「人手不足で時間外労働が多くほとんど休息をとれない」「人間関係があまりにも悪くストレスで体調をくずしてしまう」というようにいわゆる「ブラック病院」と呼ばれるような職場も残念ながらあります。転職にかかる時間や労力などを考慮すると、できれば入職前に問題がある「ブラック病院」を見抜き、入職しないようにしたいところです。今回は、ブラック病院を避けるために病院見学時にチェックするポイントを紹介します。
※本記事で紹介するブラック病院の傾向はあくまで筆者の医師経験にもとづく考察であり、必ずしもすべての医療機関に当てはまる傾向ではありません※
1.医師の人数が少ない
医師の数は全国的に不足傾向にあります。また地域間での格差が大きく、都市部では医師が充足している病院が多いですが、地方では慢性的な医師不足に悩まされており、在籍している医師に大きな負担がかかっていることがあります。病院の規模に比べて「医師の数が少ない」と感じたら、ひとりの医師に対する負担が大きく激務の現場であることが予想されます。病院見学をしながら、該当する診療科の医師がどのくらいいるのかを聞いてみるとよいでしょう。
2.医師と看護師の関係が悪い
医師と看護師、またその他の医療従事者との関係の良し悪しは、病院全体の雰囲気に大きく影響するため、働きやすい職場を探すうえで重要な指標となります。医師と看護師に信頼関係があれば自然と、穏やかな雰囲気で働きやすくなりますが、反対に信頼関係が構築できていないようであれば、ギスギスした雰囲気で働きづらさを感じます。また医師と看護師の仲が悪い職場では、看護師がすぐに辞めてしまうため残った看護師の負担が大きくなり、さらに雰囲気が悪くなる……という悪循環に陥ってしまう可能性があります。

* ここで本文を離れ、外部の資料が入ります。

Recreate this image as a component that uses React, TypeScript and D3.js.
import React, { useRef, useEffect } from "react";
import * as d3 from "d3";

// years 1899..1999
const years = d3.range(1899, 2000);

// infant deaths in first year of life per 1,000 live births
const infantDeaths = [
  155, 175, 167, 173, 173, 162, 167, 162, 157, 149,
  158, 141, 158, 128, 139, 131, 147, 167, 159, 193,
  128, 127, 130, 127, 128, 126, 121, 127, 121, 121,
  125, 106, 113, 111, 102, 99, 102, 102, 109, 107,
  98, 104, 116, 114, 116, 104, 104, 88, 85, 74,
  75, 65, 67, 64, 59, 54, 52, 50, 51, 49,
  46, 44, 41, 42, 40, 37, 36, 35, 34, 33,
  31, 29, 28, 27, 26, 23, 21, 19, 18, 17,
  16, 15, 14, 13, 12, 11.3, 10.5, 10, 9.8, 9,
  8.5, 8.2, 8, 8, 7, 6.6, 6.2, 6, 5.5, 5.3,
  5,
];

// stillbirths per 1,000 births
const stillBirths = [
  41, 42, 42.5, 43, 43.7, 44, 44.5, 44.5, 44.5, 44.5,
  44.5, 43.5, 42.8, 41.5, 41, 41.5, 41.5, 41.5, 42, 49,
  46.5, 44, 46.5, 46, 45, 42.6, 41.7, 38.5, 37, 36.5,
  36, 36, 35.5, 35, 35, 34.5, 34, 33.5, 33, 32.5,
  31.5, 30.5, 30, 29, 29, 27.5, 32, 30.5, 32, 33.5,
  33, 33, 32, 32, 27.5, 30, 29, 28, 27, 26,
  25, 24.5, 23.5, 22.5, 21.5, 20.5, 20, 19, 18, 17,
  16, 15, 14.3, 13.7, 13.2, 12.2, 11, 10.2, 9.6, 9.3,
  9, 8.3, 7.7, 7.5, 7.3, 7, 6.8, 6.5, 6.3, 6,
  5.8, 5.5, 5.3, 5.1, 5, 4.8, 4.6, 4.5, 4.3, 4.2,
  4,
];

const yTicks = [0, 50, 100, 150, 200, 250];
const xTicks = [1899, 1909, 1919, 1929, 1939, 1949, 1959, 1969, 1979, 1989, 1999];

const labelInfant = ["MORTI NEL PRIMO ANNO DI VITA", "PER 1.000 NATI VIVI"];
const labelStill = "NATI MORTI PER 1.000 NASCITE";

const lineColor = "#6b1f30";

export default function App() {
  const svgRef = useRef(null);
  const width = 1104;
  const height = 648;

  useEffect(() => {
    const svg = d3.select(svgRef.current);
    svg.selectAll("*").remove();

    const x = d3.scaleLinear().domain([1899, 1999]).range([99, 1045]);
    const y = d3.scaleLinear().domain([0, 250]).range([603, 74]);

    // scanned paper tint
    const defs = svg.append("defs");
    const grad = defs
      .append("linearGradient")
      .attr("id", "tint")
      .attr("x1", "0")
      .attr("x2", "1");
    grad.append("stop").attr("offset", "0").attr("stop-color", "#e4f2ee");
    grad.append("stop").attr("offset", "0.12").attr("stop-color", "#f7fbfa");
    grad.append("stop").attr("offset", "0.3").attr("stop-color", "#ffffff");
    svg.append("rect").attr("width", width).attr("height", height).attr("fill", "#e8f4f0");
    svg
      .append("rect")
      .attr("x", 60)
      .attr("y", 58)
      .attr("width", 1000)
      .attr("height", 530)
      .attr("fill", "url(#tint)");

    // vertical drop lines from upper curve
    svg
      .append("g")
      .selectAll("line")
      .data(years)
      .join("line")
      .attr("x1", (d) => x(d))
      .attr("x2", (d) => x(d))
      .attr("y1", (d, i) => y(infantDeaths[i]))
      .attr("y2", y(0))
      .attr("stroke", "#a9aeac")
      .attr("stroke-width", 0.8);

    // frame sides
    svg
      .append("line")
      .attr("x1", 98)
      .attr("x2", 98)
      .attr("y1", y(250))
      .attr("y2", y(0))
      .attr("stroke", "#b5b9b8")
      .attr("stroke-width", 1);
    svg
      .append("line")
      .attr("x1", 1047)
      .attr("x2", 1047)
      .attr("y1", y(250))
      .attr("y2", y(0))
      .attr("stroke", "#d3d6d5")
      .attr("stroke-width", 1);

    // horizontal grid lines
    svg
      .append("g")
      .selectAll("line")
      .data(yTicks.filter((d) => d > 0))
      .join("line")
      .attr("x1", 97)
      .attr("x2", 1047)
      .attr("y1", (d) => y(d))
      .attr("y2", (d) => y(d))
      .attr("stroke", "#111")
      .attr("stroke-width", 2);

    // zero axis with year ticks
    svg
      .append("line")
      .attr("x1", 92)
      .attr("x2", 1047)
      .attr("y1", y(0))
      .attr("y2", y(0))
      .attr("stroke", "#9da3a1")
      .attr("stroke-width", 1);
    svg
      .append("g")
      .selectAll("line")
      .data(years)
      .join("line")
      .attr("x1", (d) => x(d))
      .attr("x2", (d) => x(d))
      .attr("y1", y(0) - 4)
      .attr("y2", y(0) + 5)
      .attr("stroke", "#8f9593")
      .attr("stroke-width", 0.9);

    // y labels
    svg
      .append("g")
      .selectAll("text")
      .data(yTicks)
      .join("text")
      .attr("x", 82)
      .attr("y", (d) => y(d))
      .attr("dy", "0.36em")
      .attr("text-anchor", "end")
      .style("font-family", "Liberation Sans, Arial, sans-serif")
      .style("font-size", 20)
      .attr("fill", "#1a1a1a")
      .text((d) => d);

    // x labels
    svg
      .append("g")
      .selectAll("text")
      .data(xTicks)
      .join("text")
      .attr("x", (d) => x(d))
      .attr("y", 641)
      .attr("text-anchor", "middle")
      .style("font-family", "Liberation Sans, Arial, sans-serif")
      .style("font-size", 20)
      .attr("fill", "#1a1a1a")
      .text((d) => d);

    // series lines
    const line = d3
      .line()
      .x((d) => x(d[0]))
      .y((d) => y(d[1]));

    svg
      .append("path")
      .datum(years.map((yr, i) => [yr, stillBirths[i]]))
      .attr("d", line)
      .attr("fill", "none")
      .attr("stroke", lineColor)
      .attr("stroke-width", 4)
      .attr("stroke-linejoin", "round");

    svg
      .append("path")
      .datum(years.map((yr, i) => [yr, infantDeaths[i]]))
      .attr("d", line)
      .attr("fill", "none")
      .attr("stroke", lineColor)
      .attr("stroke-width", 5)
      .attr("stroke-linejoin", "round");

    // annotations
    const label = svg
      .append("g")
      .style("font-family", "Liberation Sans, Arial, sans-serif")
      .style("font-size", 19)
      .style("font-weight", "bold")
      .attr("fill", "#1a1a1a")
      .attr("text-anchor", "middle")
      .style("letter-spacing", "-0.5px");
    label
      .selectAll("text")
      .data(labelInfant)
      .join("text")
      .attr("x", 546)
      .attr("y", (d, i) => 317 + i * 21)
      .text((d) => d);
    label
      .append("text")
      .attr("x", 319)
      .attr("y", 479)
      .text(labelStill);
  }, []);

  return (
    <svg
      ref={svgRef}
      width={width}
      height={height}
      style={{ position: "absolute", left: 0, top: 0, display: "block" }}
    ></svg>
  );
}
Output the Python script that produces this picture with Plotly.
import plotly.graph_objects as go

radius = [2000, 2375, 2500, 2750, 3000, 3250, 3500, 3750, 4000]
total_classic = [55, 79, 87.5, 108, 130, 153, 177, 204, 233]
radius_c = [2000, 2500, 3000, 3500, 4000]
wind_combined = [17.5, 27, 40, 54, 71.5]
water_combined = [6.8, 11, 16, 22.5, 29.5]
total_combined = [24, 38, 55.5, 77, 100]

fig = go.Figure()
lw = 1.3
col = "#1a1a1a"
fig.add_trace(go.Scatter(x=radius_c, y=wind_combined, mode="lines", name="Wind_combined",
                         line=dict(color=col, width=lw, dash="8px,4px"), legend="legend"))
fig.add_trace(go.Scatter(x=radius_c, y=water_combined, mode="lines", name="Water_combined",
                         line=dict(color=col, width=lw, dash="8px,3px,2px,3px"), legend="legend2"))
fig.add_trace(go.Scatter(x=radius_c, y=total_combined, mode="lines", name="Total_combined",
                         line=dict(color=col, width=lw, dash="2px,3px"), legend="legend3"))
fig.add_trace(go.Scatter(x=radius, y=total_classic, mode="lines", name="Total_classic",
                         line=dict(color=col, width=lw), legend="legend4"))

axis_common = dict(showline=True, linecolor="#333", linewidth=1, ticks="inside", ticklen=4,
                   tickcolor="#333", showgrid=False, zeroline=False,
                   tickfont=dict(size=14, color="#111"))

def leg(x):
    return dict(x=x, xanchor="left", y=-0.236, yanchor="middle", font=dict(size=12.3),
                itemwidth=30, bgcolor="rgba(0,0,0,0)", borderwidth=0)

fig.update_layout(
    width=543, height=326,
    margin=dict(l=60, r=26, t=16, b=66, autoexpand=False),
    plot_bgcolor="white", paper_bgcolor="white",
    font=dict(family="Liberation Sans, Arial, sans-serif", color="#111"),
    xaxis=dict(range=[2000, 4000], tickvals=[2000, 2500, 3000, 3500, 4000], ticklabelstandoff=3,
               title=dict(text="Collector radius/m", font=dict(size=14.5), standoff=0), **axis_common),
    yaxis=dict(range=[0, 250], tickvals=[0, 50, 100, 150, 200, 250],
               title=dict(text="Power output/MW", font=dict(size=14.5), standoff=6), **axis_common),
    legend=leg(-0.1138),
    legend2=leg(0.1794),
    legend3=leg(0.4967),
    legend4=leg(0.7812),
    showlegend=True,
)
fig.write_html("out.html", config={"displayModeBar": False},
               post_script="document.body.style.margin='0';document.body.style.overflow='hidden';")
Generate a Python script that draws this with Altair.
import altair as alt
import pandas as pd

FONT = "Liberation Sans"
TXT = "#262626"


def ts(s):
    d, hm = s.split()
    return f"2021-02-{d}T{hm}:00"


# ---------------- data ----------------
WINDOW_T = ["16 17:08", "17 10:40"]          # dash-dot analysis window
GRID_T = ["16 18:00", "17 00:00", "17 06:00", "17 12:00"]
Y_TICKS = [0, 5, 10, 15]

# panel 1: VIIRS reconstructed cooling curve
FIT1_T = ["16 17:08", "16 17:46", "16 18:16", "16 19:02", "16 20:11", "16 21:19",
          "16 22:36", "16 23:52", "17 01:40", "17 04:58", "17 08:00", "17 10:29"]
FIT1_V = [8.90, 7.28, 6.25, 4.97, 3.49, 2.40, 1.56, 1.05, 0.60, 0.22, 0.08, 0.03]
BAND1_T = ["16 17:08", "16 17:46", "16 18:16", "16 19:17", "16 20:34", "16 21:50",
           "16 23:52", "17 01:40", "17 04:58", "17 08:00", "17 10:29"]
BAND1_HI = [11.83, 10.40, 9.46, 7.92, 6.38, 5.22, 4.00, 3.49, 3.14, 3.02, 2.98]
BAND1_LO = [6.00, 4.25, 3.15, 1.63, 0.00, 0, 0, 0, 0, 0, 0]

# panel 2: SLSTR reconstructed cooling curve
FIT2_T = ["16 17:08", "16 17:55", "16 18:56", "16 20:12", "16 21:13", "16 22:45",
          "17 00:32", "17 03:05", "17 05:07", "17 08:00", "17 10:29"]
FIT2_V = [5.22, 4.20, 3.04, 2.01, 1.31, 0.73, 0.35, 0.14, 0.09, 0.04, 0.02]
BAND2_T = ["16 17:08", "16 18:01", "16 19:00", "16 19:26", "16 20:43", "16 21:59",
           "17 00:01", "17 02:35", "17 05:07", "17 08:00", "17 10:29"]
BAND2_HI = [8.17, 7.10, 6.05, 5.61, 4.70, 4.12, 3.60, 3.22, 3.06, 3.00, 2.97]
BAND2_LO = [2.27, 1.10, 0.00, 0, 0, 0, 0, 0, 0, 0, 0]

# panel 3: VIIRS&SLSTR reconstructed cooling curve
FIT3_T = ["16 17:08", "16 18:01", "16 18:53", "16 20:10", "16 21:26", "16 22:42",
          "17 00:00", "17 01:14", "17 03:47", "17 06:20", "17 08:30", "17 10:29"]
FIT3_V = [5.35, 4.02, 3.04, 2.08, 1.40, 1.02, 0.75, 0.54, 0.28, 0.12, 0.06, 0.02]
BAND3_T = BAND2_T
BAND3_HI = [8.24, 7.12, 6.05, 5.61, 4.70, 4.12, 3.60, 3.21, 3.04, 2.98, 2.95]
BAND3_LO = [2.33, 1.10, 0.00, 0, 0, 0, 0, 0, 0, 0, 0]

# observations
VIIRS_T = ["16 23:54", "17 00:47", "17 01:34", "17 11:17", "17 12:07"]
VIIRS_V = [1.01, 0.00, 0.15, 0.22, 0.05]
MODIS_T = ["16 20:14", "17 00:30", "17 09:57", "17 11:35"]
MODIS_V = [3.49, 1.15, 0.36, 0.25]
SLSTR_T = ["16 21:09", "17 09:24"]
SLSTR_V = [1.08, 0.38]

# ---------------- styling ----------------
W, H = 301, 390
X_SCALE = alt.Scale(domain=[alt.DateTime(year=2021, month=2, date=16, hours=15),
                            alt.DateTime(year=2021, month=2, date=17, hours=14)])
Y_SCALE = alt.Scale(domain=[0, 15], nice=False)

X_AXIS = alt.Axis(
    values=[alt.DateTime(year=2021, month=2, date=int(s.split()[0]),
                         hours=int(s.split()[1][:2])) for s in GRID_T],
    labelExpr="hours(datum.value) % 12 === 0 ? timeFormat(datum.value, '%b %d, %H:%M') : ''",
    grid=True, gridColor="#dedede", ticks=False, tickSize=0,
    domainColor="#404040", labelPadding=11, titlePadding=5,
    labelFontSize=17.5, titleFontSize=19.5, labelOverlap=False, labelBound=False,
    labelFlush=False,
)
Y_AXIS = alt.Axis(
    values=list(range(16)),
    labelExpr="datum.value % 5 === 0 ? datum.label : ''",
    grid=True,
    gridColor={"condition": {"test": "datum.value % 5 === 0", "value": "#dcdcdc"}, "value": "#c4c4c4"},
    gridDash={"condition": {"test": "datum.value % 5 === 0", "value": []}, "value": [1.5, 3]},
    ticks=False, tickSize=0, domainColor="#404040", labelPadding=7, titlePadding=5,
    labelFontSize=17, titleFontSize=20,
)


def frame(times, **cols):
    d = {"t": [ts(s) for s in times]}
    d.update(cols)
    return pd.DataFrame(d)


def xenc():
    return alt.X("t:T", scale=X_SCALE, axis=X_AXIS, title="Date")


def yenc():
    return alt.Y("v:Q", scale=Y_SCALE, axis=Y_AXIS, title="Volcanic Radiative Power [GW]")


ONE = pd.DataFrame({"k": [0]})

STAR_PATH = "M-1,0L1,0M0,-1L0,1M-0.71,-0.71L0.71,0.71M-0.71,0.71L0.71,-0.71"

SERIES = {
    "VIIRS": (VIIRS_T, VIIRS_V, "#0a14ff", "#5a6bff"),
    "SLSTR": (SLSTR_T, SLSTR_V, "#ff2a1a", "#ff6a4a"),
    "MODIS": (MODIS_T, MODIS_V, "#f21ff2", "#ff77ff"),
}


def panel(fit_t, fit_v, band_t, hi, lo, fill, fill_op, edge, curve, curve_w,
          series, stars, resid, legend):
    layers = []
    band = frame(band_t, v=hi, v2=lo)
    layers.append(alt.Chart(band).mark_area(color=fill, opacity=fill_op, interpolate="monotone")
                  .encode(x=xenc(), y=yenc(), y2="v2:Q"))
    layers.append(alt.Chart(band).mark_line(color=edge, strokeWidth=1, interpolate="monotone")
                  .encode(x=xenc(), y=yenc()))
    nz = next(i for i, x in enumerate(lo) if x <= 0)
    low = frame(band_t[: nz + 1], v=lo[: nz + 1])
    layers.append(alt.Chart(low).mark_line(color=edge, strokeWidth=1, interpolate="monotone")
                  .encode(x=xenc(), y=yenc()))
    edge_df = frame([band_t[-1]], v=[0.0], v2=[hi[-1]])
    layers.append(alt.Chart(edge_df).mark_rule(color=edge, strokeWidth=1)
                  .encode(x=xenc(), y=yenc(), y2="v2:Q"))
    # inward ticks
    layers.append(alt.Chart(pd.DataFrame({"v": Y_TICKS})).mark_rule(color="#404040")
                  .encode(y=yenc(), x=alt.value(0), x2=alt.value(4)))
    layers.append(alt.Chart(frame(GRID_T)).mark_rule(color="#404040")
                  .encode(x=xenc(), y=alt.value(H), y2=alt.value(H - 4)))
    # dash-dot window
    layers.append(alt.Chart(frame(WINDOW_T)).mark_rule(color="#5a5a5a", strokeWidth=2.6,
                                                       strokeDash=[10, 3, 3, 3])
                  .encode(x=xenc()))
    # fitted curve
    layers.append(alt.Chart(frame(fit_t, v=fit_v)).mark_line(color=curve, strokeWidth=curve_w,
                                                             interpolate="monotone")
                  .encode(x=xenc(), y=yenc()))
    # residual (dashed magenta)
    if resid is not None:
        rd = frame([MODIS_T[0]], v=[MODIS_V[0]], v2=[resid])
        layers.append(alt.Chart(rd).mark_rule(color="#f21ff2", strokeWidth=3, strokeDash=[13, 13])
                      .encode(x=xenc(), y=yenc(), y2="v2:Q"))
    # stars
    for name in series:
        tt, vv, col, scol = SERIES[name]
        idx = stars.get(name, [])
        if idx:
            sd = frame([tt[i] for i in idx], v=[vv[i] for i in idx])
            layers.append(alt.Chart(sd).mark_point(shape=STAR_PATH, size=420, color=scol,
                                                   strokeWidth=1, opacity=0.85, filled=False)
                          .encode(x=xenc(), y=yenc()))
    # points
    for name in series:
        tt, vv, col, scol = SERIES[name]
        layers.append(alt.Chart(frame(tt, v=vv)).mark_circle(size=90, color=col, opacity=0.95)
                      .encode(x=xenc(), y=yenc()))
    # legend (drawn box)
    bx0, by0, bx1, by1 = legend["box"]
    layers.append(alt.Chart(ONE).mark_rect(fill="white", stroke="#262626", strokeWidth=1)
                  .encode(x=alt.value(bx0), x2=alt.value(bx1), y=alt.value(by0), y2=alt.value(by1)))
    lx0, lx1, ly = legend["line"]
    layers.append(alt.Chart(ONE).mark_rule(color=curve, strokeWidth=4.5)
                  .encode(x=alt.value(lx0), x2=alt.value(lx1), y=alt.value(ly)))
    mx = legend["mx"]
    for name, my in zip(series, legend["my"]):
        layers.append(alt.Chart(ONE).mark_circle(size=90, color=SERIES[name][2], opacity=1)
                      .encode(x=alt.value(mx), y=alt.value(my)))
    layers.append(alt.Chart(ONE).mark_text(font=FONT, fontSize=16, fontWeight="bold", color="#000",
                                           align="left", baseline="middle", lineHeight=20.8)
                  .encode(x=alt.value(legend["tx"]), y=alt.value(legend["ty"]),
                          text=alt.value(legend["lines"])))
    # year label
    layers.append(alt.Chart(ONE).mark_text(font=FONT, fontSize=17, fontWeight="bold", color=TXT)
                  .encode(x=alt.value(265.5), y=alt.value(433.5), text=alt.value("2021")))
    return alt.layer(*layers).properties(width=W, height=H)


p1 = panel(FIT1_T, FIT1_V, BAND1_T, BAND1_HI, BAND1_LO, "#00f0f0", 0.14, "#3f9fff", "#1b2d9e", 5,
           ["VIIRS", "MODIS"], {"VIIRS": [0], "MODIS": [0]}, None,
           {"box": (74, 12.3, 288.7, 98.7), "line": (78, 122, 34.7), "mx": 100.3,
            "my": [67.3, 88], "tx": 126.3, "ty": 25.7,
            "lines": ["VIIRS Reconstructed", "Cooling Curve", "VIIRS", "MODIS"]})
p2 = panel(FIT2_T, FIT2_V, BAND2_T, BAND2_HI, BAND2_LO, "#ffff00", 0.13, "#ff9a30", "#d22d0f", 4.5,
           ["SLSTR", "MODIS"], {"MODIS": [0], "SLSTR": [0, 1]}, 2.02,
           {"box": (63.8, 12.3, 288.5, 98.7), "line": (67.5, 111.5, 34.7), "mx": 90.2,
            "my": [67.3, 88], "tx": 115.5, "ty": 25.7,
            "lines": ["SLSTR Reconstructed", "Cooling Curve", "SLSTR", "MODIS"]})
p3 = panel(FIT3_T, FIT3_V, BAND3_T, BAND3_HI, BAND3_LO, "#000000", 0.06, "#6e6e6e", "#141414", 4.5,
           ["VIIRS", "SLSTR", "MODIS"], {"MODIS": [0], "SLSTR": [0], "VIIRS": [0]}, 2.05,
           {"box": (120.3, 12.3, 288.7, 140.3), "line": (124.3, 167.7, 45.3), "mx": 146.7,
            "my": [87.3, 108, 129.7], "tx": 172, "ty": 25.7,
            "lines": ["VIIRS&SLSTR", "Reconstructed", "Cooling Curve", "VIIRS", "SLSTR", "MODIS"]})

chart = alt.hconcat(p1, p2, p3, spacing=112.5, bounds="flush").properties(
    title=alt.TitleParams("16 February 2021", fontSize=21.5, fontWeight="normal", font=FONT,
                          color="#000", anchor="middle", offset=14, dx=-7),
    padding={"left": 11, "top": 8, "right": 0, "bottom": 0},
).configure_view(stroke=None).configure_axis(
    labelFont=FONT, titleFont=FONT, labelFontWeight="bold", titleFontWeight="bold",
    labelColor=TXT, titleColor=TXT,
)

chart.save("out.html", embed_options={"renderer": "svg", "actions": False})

病院見学の際に医師と看護師のやり取りを見れば、関係の良し悪しをある程度把握できるでしょう。病院見学ではわからなかったり、病院関係者に職場の雰囲気を聞きづらかったりする場合は、転職エージェントを利用して担当者にそれとなく聞いてみるのもよいでしょう。
3.施設内が荒れている
ナースステーションや備品を管理する倉庫・棚が整理整頓されているかどうかも重要です。病院は、基本的に清潔で整理整頓されていなければならない場所です。不潔な環境はもってのほかですが、備品の管理が粗雑な環境でも、いざというときに医療行為に支障がでるリスクがあります。
整理整頓されていなければならない場所が荒れているということは、そこに勤務する医師が激務で忙しく、整理をする余裕がないということも推察されます。病院見学の際は、このようなポイントにも目を向けてみましょう。
4.働いている人の表情が暗い
肉体的、精神的な疲労を感じていても、ある程度の疲労までは隠すことができるでしょう。しかし疲労の度合いが一定の水準を超えた医師や看護師は、自身にのしかかる負担を隠すことができず表情が暗くなりがちです。
働いている人の表情や雰囲気というのはあいまいなものですが、自分が実際に働いた際にかかる負担を見抜くためには見逃せないポイントです。医師のみならず、看護師からそのほかの医療従事者まで、働いている人の表情をしっかりチェックしましょう。
5.医師の年齢
働いている医師の年齢層もチェックしておきたいポイントです。若い医師と50代以降の医師が多くの割合を占める年齢構成の病院は、医師の退職者、入職者が多いことが予測されます。また長く勤務している50代以降の医師ばかりが多く、30代・40代の医師が少ないという環境には、中堅層が定着できないなんらかの理由があるかもしれません。あくまで推察ですが、パワハラなどもその一因となっている可能性があります。
6.病院見学だけではブラック病院は見抜けない
病院見学の際のチェックポイントを紹介してきましたが、実際のところ、病院見学をしただけでブラック病院を見抜くことは至難の業です。病院見学で見られる働く人の表情や人間関係、職場環境はごく一部ですし、見学中に勤務先の不満点などを聞くことは、なかなかできません。
ブラック病院を見抜くためには、病院見学のみならず病院内部の情報収集を怠らないようにしましょう。実際にその病院で勤務経験のある医師や看護師の知り合いがいれば、どのような雰囲気かを聞くのがベストです。知り合いがいない場合に病院内部の情報を手に入れるには、転職エージェントに聞くのがおすすめです。転職エージェントは病院に医師を入職させる過程で、職場環境を把握しています。医師の勤続年数なども知っていますから、定着率についてもおおよその予測ができるでしょう。
医師の転職活動においては、転職回数が多くても不利になりにくい職業です。しかし、転職活動にはエネルギーが必要ですし、退職金の観点からも転職回数が少ないに越したことはありません。病院見学と情報収集をうまく組み合わせて、自分にとって働きやすい職場かどうかを見極めるヒントにしましょう。